Some blame for this on Brexit – but it's not, any country in the European Union has always had the right to do this against another. It's just not often used. However, with full-blown Brexit coming and a trade deal with the rest of the European Union looking increasingly unlikely, all sorts of issues are about to hit.
Post Office prices are jumping massively from January – Bleeding Cool advice is to buy as many standard first-class stamps as you can afford right now, as they are about to jump by 12% in value overnight.
Comics – as well as all physically printed materials – are exempt from duty in the UK, whether VAT or customs charges. However, the £18 waiver for almost anything else being imported is vanishing – it was a European Union directive.
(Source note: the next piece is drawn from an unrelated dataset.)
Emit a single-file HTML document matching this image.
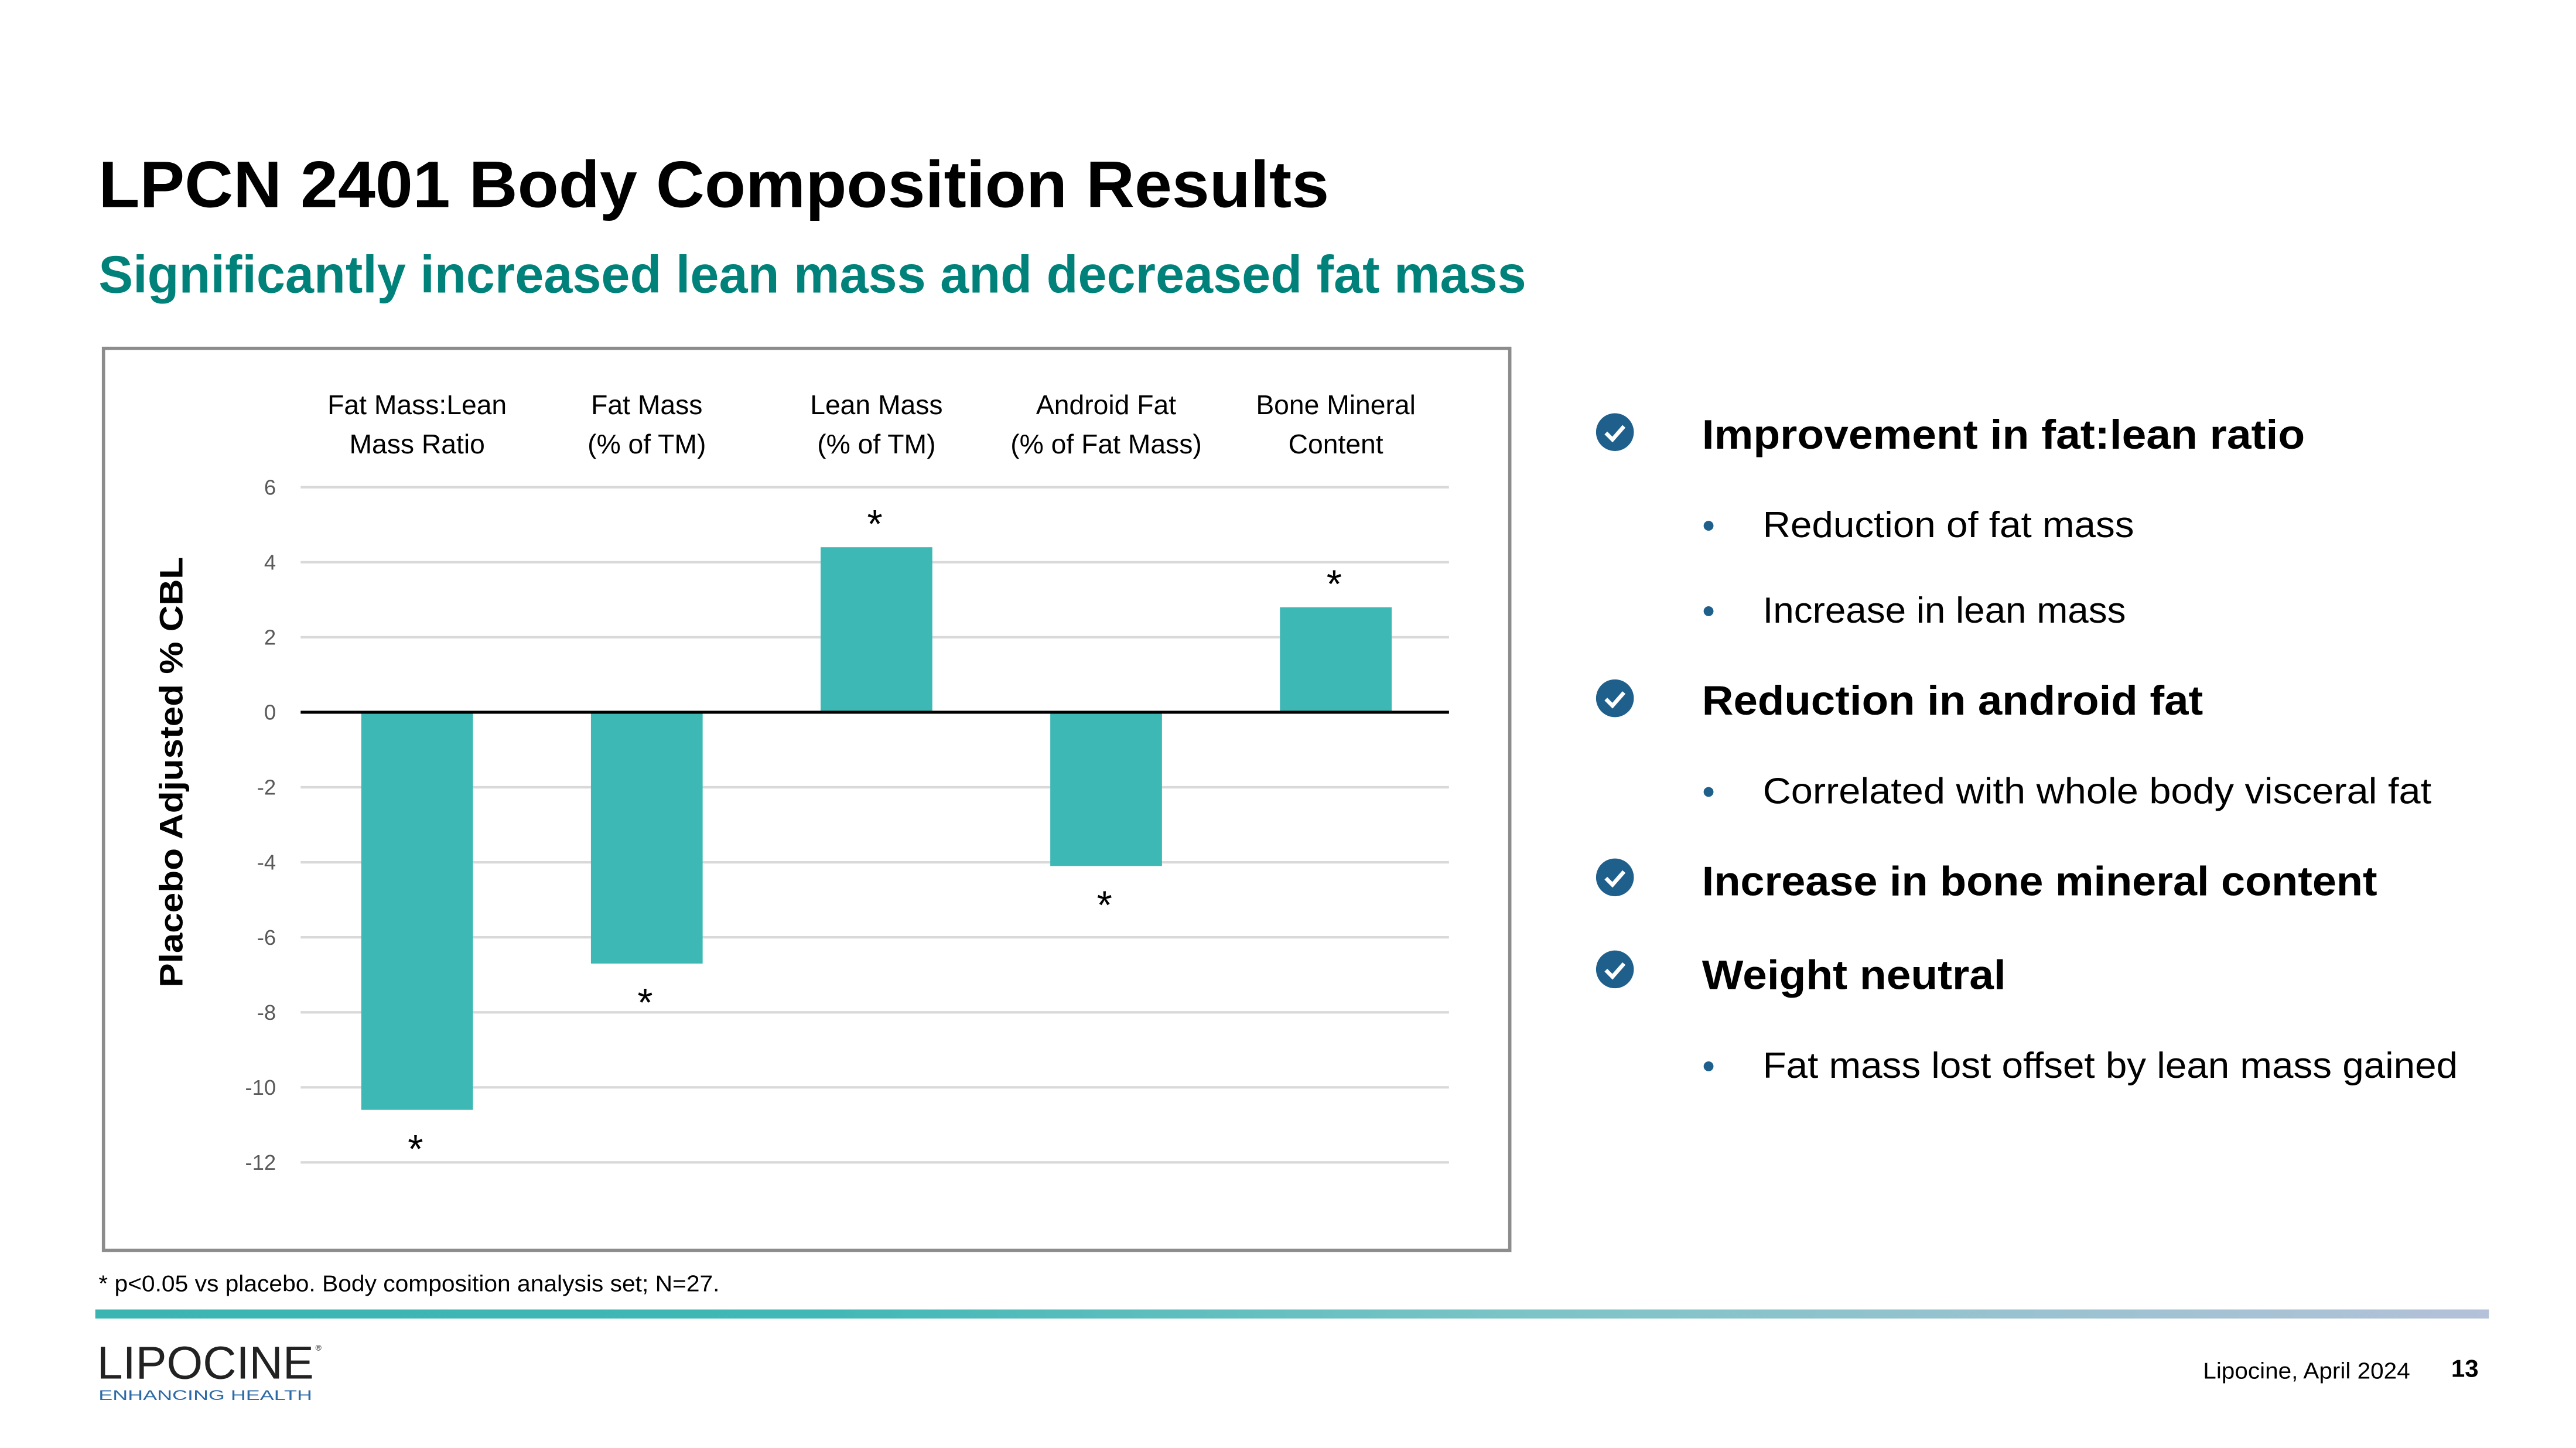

Which means that people will have to start paying additional sales tax, VAT, customs charges and postal charges on their Loot Crates coming in. While international countries are now going to have to start dealing with British customs rather than the EU standards they have been dealing with. This also includes the paying of all sorts of taxes before sending items, with many more forms to fill, to the extent that several firms have told me that they are likely going to stop bothering and say they won't send items to the UK. I have had to point out that this doesn't – or shouldn't apply to printed material. But it would apply to T-shirts, stickers, toys, statues or other ephemera.
More of this to come. But for many Brits, it looks like it may be about to be quite the bleak midwinter.